→ **Instructions for the task**
From the records below, copy every line that contains the word "document".

→ **Information provided**
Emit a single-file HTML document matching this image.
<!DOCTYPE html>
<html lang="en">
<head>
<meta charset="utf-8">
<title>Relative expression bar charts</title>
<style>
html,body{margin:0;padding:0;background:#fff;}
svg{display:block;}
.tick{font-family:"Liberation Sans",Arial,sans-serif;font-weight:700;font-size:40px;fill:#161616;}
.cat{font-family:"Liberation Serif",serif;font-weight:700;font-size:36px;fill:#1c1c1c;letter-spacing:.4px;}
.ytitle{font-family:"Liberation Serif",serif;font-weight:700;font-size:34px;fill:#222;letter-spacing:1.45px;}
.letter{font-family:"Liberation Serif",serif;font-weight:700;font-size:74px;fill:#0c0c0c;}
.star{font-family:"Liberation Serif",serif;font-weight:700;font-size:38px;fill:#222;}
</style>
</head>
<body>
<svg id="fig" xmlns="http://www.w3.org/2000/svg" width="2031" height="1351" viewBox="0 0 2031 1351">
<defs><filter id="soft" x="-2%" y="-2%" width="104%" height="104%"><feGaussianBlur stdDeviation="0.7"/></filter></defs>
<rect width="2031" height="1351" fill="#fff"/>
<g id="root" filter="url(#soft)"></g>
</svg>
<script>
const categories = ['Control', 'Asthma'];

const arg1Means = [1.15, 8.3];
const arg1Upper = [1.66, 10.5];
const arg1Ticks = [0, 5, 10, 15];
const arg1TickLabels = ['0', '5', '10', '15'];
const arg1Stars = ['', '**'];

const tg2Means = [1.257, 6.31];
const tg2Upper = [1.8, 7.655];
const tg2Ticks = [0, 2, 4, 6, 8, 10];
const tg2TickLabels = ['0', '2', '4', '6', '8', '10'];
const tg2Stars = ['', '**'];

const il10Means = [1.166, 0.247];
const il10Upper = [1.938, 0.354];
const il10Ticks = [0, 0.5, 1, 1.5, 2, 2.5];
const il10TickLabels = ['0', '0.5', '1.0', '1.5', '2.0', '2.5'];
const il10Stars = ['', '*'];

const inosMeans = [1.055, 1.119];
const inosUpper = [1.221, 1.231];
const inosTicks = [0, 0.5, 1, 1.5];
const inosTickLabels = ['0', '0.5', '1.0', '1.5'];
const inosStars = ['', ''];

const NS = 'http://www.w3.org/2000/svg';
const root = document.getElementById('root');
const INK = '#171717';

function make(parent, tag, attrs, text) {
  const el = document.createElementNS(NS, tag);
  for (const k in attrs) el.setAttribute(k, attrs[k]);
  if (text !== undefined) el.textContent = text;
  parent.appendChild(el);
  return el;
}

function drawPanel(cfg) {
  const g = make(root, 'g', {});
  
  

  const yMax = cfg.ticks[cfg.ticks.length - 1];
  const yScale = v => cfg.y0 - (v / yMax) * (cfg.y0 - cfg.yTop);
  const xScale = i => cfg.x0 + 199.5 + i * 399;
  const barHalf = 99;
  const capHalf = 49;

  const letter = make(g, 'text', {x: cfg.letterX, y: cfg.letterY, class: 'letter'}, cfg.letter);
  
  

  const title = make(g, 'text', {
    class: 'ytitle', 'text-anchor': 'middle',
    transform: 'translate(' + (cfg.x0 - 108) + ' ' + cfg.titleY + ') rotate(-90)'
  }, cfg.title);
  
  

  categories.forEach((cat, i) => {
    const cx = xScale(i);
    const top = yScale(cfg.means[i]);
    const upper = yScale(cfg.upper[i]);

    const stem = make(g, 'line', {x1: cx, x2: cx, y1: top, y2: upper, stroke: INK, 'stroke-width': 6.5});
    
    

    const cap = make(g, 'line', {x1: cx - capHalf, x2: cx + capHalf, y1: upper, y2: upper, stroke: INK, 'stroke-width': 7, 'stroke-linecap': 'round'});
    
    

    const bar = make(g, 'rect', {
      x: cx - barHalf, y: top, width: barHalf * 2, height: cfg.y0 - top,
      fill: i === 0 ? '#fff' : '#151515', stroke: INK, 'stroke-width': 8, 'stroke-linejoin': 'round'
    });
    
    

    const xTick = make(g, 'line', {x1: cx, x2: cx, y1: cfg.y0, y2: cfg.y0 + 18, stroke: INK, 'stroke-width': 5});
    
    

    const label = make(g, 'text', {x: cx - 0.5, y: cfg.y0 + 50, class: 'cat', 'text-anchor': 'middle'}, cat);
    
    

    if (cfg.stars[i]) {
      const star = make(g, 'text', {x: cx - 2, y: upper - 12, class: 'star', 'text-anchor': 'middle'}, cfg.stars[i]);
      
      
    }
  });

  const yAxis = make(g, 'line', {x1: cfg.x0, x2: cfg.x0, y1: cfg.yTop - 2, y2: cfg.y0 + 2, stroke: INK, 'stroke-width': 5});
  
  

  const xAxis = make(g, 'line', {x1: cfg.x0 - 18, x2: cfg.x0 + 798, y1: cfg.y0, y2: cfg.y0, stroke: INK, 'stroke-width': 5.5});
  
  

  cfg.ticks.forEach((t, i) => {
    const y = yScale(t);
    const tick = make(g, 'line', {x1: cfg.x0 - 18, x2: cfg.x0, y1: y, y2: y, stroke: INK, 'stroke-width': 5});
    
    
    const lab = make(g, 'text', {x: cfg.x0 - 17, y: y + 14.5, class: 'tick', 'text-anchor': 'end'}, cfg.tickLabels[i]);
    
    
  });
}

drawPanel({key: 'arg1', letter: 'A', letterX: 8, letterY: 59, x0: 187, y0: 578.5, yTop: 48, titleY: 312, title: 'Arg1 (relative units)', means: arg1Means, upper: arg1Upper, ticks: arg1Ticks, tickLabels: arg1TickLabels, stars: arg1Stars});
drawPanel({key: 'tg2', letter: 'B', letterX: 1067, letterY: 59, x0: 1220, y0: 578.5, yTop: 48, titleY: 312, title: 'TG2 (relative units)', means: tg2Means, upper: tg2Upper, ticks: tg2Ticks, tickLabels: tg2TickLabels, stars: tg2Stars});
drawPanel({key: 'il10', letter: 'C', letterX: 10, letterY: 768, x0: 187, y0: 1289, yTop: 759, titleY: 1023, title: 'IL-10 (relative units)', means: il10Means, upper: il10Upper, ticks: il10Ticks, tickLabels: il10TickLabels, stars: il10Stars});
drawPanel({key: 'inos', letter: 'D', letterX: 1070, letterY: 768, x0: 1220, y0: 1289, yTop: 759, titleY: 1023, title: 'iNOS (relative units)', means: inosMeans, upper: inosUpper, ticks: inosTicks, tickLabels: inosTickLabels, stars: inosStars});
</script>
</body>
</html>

...

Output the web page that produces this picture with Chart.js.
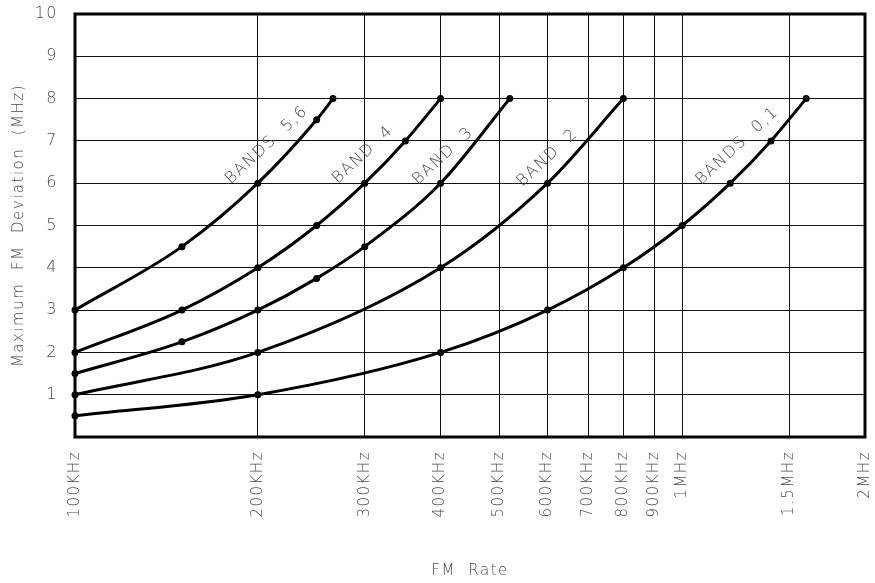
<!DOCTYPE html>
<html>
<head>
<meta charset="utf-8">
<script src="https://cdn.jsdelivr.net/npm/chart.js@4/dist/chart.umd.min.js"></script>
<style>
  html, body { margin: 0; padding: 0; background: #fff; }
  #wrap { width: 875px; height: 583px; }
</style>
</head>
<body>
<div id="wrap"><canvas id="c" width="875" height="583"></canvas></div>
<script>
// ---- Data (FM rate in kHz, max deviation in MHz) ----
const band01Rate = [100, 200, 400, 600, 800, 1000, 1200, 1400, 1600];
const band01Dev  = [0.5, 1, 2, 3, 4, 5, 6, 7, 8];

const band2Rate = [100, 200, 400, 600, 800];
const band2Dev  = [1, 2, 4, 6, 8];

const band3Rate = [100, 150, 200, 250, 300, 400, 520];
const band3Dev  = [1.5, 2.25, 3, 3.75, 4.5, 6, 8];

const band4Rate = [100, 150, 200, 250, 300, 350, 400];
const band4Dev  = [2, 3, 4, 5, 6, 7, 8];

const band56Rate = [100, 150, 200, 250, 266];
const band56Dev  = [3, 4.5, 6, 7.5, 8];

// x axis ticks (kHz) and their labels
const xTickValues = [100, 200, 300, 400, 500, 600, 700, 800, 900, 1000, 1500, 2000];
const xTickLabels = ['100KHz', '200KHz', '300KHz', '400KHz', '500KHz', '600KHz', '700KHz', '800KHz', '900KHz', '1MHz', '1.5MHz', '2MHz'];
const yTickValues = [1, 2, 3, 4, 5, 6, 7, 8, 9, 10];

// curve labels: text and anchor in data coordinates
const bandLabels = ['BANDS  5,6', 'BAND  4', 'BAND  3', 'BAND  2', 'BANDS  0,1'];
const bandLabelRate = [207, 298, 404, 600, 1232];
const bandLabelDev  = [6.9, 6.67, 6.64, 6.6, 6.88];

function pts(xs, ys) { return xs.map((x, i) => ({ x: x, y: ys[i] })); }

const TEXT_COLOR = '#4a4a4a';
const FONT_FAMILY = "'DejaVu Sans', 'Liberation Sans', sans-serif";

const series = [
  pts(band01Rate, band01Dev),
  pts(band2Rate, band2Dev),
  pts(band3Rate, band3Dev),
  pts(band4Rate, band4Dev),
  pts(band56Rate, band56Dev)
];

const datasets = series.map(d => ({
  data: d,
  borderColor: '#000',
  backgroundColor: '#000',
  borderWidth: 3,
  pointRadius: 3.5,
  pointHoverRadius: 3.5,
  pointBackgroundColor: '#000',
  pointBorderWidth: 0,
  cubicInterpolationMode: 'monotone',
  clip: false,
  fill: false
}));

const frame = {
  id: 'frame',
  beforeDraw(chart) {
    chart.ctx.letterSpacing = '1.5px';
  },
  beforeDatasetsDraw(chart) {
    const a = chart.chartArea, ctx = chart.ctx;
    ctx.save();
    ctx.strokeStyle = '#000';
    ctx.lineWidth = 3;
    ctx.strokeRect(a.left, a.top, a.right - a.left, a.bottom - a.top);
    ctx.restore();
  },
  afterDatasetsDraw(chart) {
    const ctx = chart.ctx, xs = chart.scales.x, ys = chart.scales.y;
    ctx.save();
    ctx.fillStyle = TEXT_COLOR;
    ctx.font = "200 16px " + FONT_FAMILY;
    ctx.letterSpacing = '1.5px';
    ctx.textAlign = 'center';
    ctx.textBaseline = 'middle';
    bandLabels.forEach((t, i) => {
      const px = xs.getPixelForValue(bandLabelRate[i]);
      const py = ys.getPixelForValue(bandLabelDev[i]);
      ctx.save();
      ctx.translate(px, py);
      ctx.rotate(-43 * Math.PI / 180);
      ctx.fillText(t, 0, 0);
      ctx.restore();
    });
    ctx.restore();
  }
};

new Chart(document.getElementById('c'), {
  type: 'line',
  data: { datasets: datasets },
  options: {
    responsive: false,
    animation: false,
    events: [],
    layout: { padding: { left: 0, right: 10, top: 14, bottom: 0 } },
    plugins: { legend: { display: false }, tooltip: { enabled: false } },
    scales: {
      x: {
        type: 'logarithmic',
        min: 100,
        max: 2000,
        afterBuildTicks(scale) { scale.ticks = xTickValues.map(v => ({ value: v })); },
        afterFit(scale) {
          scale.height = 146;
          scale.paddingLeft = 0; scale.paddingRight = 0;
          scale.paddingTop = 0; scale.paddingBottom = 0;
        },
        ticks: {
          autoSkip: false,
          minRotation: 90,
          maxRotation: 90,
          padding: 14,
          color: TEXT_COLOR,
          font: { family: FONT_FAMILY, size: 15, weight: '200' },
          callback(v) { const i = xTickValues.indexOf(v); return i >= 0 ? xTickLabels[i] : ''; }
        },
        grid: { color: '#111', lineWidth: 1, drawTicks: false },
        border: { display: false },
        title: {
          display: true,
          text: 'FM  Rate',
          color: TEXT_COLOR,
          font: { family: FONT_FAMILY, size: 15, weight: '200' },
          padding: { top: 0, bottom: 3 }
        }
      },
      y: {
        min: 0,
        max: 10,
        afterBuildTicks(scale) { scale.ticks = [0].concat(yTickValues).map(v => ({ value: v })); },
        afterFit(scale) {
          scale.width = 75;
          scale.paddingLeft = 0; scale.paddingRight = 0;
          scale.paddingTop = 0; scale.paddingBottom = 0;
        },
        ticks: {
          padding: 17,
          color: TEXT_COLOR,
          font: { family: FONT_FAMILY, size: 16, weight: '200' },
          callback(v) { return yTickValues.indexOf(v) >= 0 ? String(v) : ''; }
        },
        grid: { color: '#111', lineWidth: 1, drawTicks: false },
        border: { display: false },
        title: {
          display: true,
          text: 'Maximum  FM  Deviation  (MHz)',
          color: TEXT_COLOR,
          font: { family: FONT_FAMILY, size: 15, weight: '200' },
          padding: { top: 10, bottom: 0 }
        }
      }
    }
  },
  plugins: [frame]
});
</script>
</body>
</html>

--

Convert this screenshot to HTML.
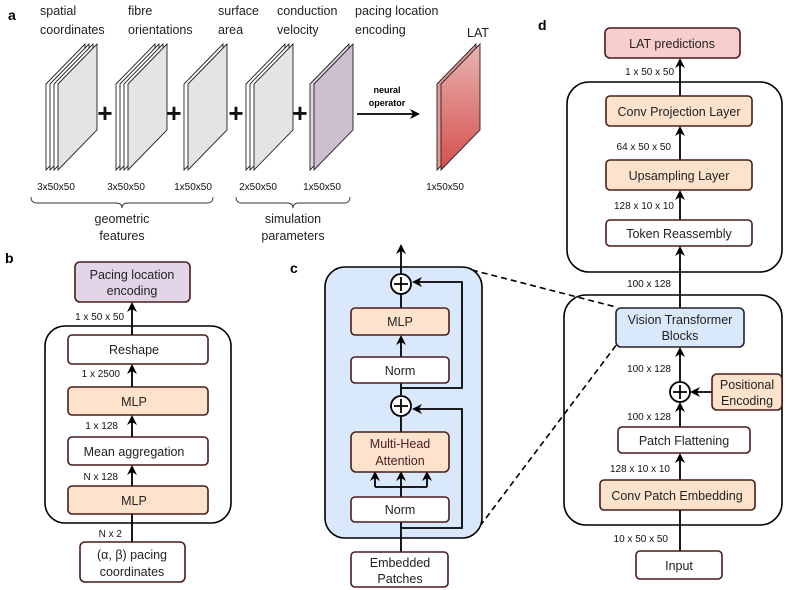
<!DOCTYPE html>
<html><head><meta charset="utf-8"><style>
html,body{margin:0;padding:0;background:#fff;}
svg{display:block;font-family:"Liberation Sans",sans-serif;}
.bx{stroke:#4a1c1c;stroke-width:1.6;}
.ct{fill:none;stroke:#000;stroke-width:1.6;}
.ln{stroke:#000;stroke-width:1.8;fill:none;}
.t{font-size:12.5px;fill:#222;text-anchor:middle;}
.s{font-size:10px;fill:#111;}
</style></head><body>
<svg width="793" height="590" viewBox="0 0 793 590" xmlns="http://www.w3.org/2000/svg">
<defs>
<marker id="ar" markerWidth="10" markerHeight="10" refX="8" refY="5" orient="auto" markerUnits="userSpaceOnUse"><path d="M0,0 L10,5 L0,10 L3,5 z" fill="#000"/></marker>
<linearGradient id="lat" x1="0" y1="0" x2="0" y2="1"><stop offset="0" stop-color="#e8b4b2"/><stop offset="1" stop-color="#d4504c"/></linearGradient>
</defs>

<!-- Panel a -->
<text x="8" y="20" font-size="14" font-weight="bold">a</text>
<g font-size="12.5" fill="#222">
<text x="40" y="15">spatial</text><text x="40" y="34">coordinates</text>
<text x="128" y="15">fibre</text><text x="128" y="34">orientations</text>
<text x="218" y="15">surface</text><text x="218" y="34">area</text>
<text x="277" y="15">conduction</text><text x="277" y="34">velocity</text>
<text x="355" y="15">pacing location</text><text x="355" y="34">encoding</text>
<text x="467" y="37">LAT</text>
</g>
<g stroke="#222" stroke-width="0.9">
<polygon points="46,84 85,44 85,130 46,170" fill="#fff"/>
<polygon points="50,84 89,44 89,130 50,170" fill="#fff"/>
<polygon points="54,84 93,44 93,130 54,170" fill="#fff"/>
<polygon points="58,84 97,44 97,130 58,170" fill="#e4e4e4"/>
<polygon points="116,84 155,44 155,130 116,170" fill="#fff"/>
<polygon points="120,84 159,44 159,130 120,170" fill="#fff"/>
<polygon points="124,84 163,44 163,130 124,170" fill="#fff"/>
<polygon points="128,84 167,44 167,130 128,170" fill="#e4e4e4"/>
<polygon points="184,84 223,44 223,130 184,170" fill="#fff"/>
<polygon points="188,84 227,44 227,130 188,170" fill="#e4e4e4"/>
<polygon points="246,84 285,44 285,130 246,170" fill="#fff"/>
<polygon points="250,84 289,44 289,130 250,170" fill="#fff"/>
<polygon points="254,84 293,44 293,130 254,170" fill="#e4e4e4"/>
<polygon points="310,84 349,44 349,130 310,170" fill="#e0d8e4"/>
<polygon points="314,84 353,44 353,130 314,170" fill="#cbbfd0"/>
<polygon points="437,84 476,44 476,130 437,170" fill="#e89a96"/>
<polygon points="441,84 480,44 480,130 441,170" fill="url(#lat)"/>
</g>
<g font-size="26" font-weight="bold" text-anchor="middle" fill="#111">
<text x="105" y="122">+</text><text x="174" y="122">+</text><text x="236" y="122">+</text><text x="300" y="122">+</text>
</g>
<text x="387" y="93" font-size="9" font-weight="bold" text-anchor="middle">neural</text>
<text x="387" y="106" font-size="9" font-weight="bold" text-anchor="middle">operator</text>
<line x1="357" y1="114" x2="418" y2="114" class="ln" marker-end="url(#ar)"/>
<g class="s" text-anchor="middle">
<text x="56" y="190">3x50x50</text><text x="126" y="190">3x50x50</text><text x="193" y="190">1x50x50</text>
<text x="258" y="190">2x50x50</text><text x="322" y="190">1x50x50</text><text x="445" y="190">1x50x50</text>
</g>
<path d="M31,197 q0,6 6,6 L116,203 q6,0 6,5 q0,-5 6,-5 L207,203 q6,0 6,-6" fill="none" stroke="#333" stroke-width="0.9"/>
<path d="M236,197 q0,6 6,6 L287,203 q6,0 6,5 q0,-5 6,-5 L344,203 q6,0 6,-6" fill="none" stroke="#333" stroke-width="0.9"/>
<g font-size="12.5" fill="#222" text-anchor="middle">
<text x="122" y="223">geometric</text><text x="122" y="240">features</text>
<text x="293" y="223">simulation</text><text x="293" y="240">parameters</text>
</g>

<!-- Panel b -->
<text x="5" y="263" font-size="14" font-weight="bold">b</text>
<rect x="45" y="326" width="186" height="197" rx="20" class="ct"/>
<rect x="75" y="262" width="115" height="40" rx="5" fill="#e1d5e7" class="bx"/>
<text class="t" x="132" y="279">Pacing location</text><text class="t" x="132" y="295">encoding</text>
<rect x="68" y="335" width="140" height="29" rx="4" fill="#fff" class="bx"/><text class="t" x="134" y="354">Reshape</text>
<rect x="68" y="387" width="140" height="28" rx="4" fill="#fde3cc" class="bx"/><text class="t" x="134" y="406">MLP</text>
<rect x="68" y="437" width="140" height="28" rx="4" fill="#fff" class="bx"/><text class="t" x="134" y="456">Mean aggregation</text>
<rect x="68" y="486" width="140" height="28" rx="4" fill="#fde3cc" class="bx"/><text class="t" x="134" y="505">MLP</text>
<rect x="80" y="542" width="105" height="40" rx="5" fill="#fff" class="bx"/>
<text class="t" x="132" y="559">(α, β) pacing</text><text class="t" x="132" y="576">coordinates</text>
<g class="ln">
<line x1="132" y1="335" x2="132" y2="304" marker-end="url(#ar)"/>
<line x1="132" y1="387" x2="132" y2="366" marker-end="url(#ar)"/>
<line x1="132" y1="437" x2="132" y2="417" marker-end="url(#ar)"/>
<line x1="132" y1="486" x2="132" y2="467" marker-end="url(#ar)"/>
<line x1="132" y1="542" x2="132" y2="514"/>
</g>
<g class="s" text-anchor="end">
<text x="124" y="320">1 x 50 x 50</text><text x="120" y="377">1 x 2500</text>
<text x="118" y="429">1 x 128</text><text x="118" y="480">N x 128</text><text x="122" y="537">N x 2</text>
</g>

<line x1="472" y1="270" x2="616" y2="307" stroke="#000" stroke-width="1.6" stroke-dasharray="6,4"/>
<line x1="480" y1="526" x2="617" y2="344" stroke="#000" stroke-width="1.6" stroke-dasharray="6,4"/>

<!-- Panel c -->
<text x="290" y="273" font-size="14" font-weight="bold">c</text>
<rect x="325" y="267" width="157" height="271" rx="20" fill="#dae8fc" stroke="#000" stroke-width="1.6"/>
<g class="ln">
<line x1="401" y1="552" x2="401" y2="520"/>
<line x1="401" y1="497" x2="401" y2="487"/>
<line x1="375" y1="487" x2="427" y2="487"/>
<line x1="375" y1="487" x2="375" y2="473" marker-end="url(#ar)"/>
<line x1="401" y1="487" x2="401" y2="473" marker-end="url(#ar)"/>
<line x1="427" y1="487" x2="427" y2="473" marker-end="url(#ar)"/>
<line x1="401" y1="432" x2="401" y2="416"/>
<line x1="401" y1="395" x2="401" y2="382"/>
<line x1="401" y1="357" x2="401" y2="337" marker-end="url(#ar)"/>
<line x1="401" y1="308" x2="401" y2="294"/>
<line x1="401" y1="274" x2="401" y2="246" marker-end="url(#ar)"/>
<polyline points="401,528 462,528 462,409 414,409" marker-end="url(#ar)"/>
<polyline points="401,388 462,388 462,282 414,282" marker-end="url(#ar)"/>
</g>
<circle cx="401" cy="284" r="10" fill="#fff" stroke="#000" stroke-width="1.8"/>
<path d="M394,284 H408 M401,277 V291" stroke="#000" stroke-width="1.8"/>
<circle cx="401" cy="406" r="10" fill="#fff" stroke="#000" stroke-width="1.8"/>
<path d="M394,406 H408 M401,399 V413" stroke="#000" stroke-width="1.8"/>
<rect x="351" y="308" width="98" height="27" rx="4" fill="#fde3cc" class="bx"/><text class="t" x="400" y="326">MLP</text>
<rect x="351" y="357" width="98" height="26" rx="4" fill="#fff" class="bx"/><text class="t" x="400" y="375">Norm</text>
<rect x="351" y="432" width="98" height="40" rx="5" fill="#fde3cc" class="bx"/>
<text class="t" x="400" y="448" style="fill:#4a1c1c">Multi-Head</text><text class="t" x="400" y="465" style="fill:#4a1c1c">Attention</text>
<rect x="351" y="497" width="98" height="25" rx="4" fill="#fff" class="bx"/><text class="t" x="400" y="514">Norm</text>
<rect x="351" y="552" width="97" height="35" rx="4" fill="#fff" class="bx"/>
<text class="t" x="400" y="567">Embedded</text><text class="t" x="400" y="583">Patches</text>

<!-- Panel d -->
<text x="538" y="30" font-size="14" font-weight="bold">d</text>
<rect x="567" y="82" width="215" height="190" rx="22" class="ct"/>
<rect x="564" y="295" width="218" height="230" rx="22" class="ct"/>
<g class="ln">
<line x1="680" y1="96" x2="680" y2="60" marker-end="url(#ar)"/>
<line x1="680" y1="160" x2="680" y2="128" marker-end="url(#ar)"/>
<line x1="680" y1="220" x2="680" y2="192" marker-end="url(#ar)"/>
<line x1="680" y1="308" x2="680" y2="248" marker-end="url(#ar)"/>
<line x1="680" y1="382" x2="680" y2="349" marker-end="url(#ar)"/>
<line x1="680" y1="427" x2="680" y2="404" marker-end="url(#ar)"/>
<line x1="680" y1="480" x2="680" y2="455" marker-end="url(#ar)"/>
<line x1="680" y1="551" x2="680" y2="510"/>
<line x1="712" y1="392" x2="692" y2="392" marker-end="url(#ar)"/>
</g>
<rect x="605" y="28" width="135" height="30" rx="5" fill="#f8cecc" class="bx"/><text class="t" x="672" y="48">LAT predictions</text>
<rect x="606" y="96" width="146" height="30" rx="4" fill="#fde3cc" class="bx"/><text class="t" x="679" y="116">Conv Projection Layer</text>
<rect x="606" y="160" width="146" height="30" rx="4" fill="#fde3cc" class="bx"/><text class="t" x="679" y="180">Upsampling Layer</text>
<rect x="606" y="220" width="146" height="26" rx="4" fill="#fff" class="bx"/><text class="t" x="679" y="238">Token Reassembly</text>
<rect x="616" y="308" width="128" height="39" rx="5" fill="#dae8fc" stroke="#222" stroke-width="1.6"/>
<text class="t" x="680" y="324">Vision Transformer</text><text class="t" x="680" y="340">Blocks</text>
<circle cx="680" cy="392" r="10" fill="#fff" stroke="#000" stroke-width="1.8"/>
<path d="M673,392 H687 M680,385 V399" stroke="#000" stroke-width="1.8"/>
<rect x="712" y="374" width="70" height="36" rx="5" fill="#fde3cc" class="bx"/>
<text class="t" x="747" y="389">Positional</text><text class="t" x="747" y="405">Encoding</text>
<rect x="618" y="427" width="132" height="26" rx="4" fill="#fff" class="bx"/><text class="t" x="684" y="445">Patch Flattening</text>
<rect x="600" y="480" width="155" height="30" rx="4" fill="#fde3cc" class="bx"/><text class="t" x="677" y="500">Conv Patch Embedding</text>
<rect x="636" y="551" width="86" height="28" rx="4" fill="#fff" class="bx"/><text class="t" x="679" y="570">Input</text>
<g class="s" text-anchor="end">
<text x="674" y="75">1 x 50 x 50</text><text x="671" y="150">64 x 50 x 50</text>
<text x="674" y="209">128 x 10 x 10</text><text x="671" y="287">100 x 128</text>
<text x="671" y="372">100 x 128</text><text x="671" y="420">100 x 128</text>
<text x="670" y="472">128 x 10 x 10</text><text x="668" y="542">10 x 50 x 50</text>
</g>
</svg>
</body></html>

→ **Response to the task**
Emit a single-file HTML document matching this image.
const root = document.getElementById('root');
  const el = document.createElementNS(NS, tag);
new Chart(document.getElementById('c'), {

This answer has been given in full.